§ Stated exercise: Output the material below unchanged, apart from leaving out the pictures.

Charts and diagrams as code
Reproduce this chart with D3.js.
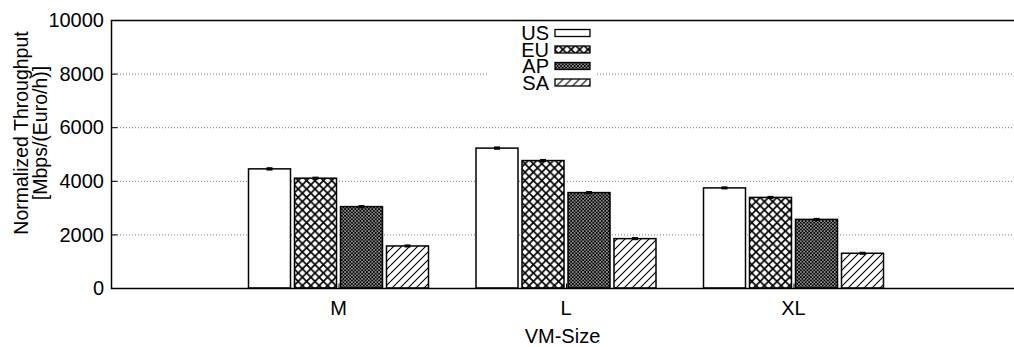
<!DOCTYPE html>
<html>
<head>
<meta charset="utf-8">
<script src="https://cdn.jsdelivr.net/npm/d3@7"></script>
<style>
  html, body { margin: 0; padding: 0; background: #fff; }
  svg { display: block; font-family: "Liberation Sans", Arial, Helvetica, sans-serif; }
</style>
</head>
<body>
<svg id="chart" width="1014" height="347"></svg>
<script>
// VM sizes on the x axis
const categories = ["M", "L", "XL"];
// Regions, one bar per region inside each VM-size group
const series = ["US", "EU", "AP", "SA"];
// Normalized throughput [Mbps/(Euro/h)] per region, in category order
const valuesUS = [4445, 5220, 3735];
const valuesEU = [4098, 4755, 3380];
const valuesAP = [3037, 3560, 2560];
const valuesSA = [1569, 1842, 1296];
// Error-bar half widths
const errorsUS = [25, 25, 20];
const errorsEU = [20, 20, 20];
const errorsAP = [20, 20, 20];
const errorsSA = [20, 20, 20];
// Y axis ticks
const yTicks = [0, 2000, 4000, 6000, 8000, 10000];

const valueTable = { US: valuesUS, EU: valuesEU, AP: valuesAP, SA: valuesSA };
const errorTable = { US: errorsUS, EU: errorsEU, AP: errorsAP, SA: errorsSA };

const svg = d3.select("#chart");
const plotLeft = 111, plotRight = 1021, plotTop = 20, plotBottom = 288;

// Fill patterns for each region
const defs = svg.append("defs");
function diagPattern(id, size, dirs, width) {
  const p = defs.append("pattern").attr("id", id)
    .attr("patternUnits", "userSpaceOnUse").attr("width", size).attr("height", size);
  p.append("rect").attr("width", size).attr("height", size).attr("fill", "#fff");
  if (dirs.includes("/")) {
    p.append("path").attr("d", `M0,${size} L${size},0 M${-size/2},${size/2} L${size/2},${-size/2} M${size/2},${size*1.5} L${size*1.5},${size/2}`)
      .attr("stroke", "#000").attr("stroke-width", width);
  }
  if (dirs.includes("\\")) {
    p.append("path").attr("d", `M0,0 L${size},${size} M${-size/2},${size/2} L${size/2},${size*1.5} M${size/2},${-size/2} L${size*1.5},${size/2}`)
      .attr("stroke", "#000").attr("stroke-width", width);
  }
}
diagPattern("pEU", 8.4, "/\\", 1.7);
diagPattern("pAP", 3.4, "/\\", 1.1);
diagPattern("pSA", 8, "/", 1.1);
const fills = { US: "#fff", EU: "url(#pEU)", AP: "url(#pAP)", SA: "url(#pSA)" };

// Scales
const x = d3.scalePoint().domain(["", ...categories, " "]).range([plotLeft, plotRight]);
const xInner = d3.scaleBand().domain(series).range([-92, 92])
  .paddingInner(0.087).paddingOuter(0.0435);
const y = d3.scaleLinear().domain([0, 10000]).range([plotBottom, plotTop]);

// Dotted grid lines
svg.append("g").selectAll("line")
  .data(yTicks.filter(t => t > 0 && t < 10000))
  .join("line")
  .attr("x1", plotLeft).attr("x2", plotRight)
  .attr("y1", d => y(d) + 0.5).attr("y2", d => y(d) + 0.5)
  .attr("stroke", "#777").attr("stroke-width", 1)
  .attr("stroke-dasharray", "1,2");

// Bars
const rows = [];
categories.forEach((c, i) => series.forEach(s => rows.push({ c, s, v: valueTable[s][i], e: errorTable[s][i] })));

const bars = svg.append("g");
bars.selectAll("rect")
  .data(rows)
  .join("rect")
  .attr("x", d => x(d.c) + xInner(d.s))
  .attr("y", d => y(d.v))
  .attr("width", xInner.bandwidth())
  .attr("height", d => y(0) - y(d.v))
  .attr("fill", d => fills[d.s])
  .attr("stroke", "#000").attr("stroke-width", 1.5);

// Error bars
const err = svg.append("g").attr("stroke", "#000");
err.selectAll("line.v")
  .data(rows).join("line").attr("class", "v")
  .attr("x1", d => x(d.c) + xInner(d.s) + xInner.bandwidth() / 2)
  .attr("x2", d => x(d.c) + xInner(d.s) + xInner.bandwidth() / 2)
  .attr("y1", d => y(d.v + d.e)).attr("y2", d => y(d.v - d.e))
  .attr("stroke-width", 1.5);
err.selectAll("line.cap")
  .data(rows.flatMap(d => [{ d, v: d.v + d.e }, { d, v: d.v - d.e }]))
  .join("line").attr("class", "cap")
  .attr("x1", o => x(o.d.c) + xInner(o.d.s) + xInner.bandwidth() / 2 - 3)
  .attr("x2", o => x(o.d.c) + xInner(o.d.s) + xInner.bandwidth() / 2 + 3)
  .attr("y1", o => y(o.v)).attr("y2", o => y(o.v))
  .attr("stroke-width", 2);

// Frame
svg.append("path")
  .attr("d", `M${plotRight},${plotTop + 0.5} H${plotLeft + 0.5} V${plotBottom + 0.5} H${plotRight}`)
  .attr("fill", "none").attr("stroke", "#000").attr("stroke-width", 1.5);

// Y axis: inward ticks, labels on the left
const yAxis = svg.append("g").attr("transform", `translate(${plotLeft + 0.5},0)`)
  .call(d3.axisRight(y).tickValues(yTicks).tickSize(6).tickFormat(""));
yAxis.select(".domain").remove();
yAxis.selectAll("line").attr("stroke", "#000");
svg.append("g").selectAll("text")
  .data(yTicks).join("text")
  .attr("x", 104).attr("y", d => y(d)).attr("dy", "0.36em")
  .attr("text-anchor", "end").attr("font-size", 20).attr("fill", "#000")
  .text(d => d);

// X axis: inward ticks at each category, labels below
const xAxis = svg.append("g").attr("transform", `translate(0,${plotBottom + 0.5})`)
  .call(d3.axisTop(x).tickValues(categories).tickSize(5).tickFormat(""));
xAxis.select(".domain").remove();
xAxis.selectAll("line").attr("stroke", "#000");
svg.append("g").selectAll("text")
  .data(categories).join("text")
  .attr("x", d => x(d)).attr("y", 315)
  .attr("text-anchor", "middle").attr("font-size", 20).attr("fill", "#000")
  .text(d => d);

// Axis titles
svg.append("text")
  .attr("x", (plotLeft + 1014) / 2).attr("y", 343)
  .attr("text-anchor", "middle").attr("font-size", 20).attr("fill", "#000")
  .text("VM-Size");
const yt = svg.append("text")
  .attr("transform", "translate(0,133) rotate(-90)")
  .attr("text-anchor", "middle").attr("font-size", 19.5).attr("fill", "#000");
yt.append("tspan").attr("x", 0).attr("y", 28).text("Normalized Throughput");
yt.append("tspan").attr("x", 0).attr("y", 47).text("[Mbps/(Euro/h)]");

// Legend with opaque background
const legend = svg.append("g");
legend.append("rect").attr("x", 488).attr("y", 22).attr("width", 107).attr("height", 70).attr("fill", "#fff");
const rowY = [33, 49.5, 66, 82.5];
const items = legend.selectAll("g.item").data(series).join("g").attr("class", "item")
  .attr("transform", (d, i) => `translate(0,${rowY[i]})`);
items.append("text")
  .attr("x", 549).attr("y", 0).attr("dy", "0.36em")
  .attr("text-anchor", "end").attr("font-size", 20).attr("fill", "#000")
  .text(d => d);
items.append("rect")
  .attr("x", 555).attr("y", -3.5).attr("width", 35).attr("height", 7)
  .attr("fill", d => fills[d]).attr("stroke", "#000").attr("stroke-width", 1.3);
</script>
</body>
</html>
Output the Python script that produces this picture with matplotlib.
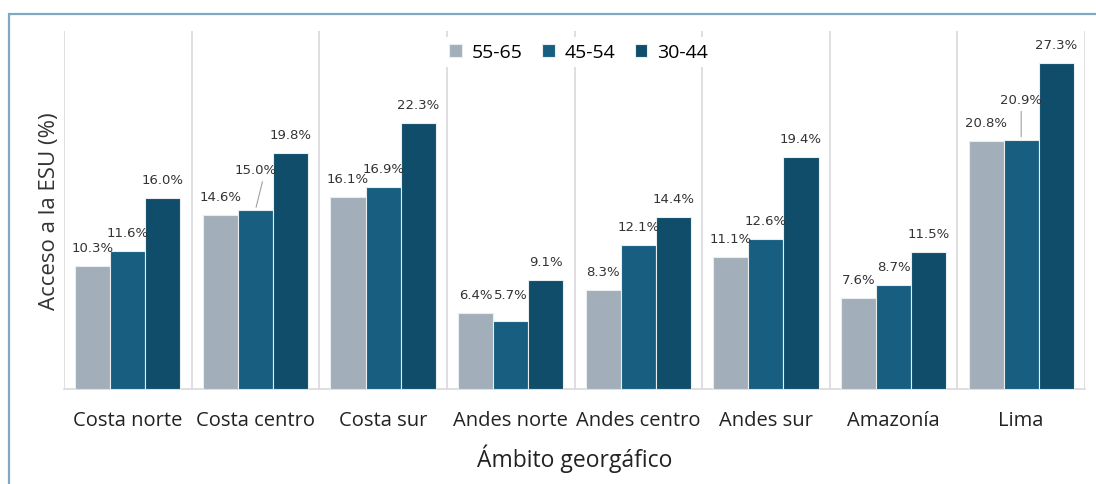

§ Task output:
Reproduce this chart with D3.js.
<!DOCTYPE html>
<html>
<head>
<meta charset="utf-8">
<script src="https://cdn.jsdelivr.net/npm/d3@7"></script>
<style>
  html, body { margin: 0; padding: 0; background: #fff; }
  svg { display: block; font-family: "Liberation Sans", Arial, Helvetica, sans-serif; }
</style>
</head>
<body>
<svg id="chart" width="1014" height="347"></svg>
<script>
// VM sizes on the x axis
const categories = ["M", "L", "XL"];
// Regions, one bar per region inside each VM-size group
const series = ["US", "EU", "AP", "SA"];
// Normalized throughput [Mbps/(Euro/h)] per region, in category order
const valuesUS = [4445, 5220, 3735];
const valuesEU = [4098, 4755, 3380];
const valuesAP = [3037, 3560, 2560];
const valuesSA = [1569, 1842, 1296];
// Error-bar half widths
const errorsUS = [25, 25, 20];
const errorsEU = [20, 20, 20];
const errorsAP = [20, 20, 20];
const errorsSA = [20, 20, 20];
// Y axis ticks
const yTicks = [0, 2000, 4000, 6000, 8000, 10000];

const valueTable = { US: valuesUS, EU: valuesEU, AP: valuesAP, SA: valuesSA };
const errorTable = { US: errorsUS, EU: errorsEU, AP: errorsAP, SA: errorsSA };

const svg = d3.select("#chart");
const plotLeft = 111, plotRight = 1021, plotTop = 20, plotBottom = 288;

// Fill patterns for each region
const defs = svg.append("defs");
function diagPattern(id, size, dirs, width) {
  const p = defs.append("pattern").attr("id", id)
    .attr("patternUnits", "userSpaceOnUse").attr("width", size).attr("height", size);
  p.append("rect").attr("width", size).attr("height", size).attr("fill", "#fff");
  if (dirs.includes("/")) {
    p.append("path").attr("d", `M0,${size} L${size},0 M${-size/2},${size/2} L${size/2},${-size/2} M${size/2},${size*1.5} L${size*1.5},${size/2}`)
      .attr("stroke", "#000").attr("stroke-width", width);
  }
  if (dirs.includes("\\")) {
    p.append("path").attr("d", `M0,0 L${size},${size} M${-size/2},${size/2} L${size/2},${size*1.5} M${size/2},${-size/2} L${size*1.5},${size/2}`)
      .attr("stroke", "#000").attr("stroke-width", width);
  }
}
diagPattern("pEU", 8.4, "/\\", 1.7);
diagPattern("pAP", 3.4, "/\\", 1.1);
diagPattern("pSA", 8, "/", 1.1);
const fills = { US: "#fff", EU: "url(#pEU)", AP: "url(#pAP)", SA: "url(#pSA)" };

// Scales
const x = d3.scalePoint().domain(["", ...categories, " "]).range([plotLeft, plotRight]);
const xInner = d3.scaleBand().domain(series).range([-92, 92])
  .paddingInner(0.087).paddingOuter(0.0435);
const y = d3.scaleLinear().domain([0, 10000]).range([plotBottom, plotTop]);

// Dotted grid lines
svg.append("g").selectAll("line")
  .data(yTicks.filter(t => t > 0 && t < 10000))
  .join("line")
  .attr("x1", plotLeft).attr("x2", plotRight)
  .attr("y1", d => y(d) + 0.5).attr("y2", d => y(d) + 0.5)
  .attr("stroke", "#777").attr("stroke-width", 1)
  .attr("stroke-dasharray", "1,2");

// Bars
const rows = [];
categories.forEach((c, i) => series.forEach(s => rows.push({ c, s, v: valueTable[s][i], e: errorTable[s][i] })));

const bars = svg.append("g");
bars.selectAll("rect")
  .data(rows)
  .join("rect")
  .attr("x", d => x(d.c) + xInner(d.s))
  .attr("y", d => y(d.v))
  .attr("width", xInner.bandwidth())
  .attr("height", d => y(0) - y(d.v))
  .attr("fill", d => fills[d.s])
  .attr("stroke", "#000").attr("stroke-width", 1.5);

// Error bars
const err = svg.append("g").attr("stroke", "#000");
err.selectAll("line.v")
  .data(rows).join("line").attr("class", "v")
  .attr("x1", d => x(d.c) + xInner(d.s) + xInner.bandwidth() / 2)
  .attr("x2", d => x(d.c) + xInner(d.s) + xInner.bandwidth() / 2)
  .attr("y1", d => y(d.v + d.e)).attr("y2", d => y(d.v - d.e))
  .attr("stroke-width", 1.5);
err.selectAll("line.cap")
  .data(rows.flatMap(d => [{ d, v: d.v + d.e }, { d, v: d.v - d.e }]))
  .join("line").attr("class", "cap")
  .attr("x1", o => x(o.d.c) + xInner(o.d.s) + xInner.bandwidth() / 2 - 3)
  .attr("x2", o => x(o.d.c) + xInner(o.d.s) + xInner.bandwidth() / 2 + 3)
  .attr("y1", o => y(o.v)).attr("y2", o => y(o.v))
  .attr("stroke-width", 2);

// Frame
svg.append("path")
  .attr("d", `M${plotRight},${plotTop + 0.5} H${plotLeft + 0.5} V${plotBottom + 0.5} H${plotRight}`)
  .attr("fill", "none").attr("stroke", "#000").attr("stroke-width", 1.5);

// Y axis: inward ticks, labels on the left
const yAxis = svg.append("g").attr("transform", `translate(${plotLeft + 0.5},0)`)
  .call(d3.axisRight(y).tickValues(yTicks).tickSize(6).tickFormat(""));
yAxis.select(".domain").remove();
yAxis.selectAll("line").attr("stroke", "#000");
svg.append("g").selectAll("text")
  .data(yTicks).join("text")
  .attr("x", 104).attr("y", d => y(d)).attr("dy", "0.36em")
  .attr("text-anchor", "end").attr("font-size", 20).attr("fill", "#000")
  .text(d => d);

// X axis: inward ticks at each category, labels below
const xAxis = svg.append("g").attr("transform", `translate(0,${plotBottom + 0.5})`)
  .call(d3.axisTop(x).tickValues(categories).tickSize(5).tickFormat(""));
xAxis.select(".domain").remove();
xAxis.selectAll("line").attr("stroke", "#000");
svg.append("g").selectAll("text")
  .data(categories).join("text")
  .attr("x", d => x(d)).attr("y", 315)
  .attr("text-anchor", "middle").attr("font-size", 20).attr("fill", "#000")
  .text(d => d);

// Axis titles
svg.append("text")
  .attr("x", (plotLeft + 1014) / 2).attr("y", 343)
  .attr("text-anchor", "middle").attr("font-size", 20).attr("fill", "#000")
  .text("VM-Size");
const yt = svg.append("text")
  .attr("transform", "translate(0,133) rotate(-90)")
  .attr("text-anchor", "middle").attr("font-size", 19.5).attr("fill", "#000");
yt.append("tspan").attr("x", 0).attr("y", 28).text("Normalized Throughput");
yt.append("tspan").attr("x", 0).attr("y", 47).text("[Mbps/(Euro/h)]");

// Legend with opaque background
const legend = svg.append("g");
legend.append("rect").attr("x", 488).attr("y", 22).attr("width", 107).attr("height", 70).attr("fill", "#fff");
const rowY = [33, 49.5, 66, 82.5];
const items = legend.selectAll("g.item").data(series).join("g").attr("class", "item")
  .attr("transform", (d, i) => `translate(0,${rowY[i]})`);
items.append("text")
  .attr("x", 549).attr("y", 0).attr("dy", "0.36em")
  .attr("text-anchor", "end").attr("font-size", 20).attr("fill", "#000")
  .text(d => d);
items.append("rect")
  .attr("x", 555).attr("y", -3.5).attr("width", 35).attr("height", 7)
  .attr("fill", d => fills[d]).attr("stroke", "#000").attr("stroke-width", 1.3);
</script>
</body>
</html>
Output the Python script that produces this picture with matplotlib.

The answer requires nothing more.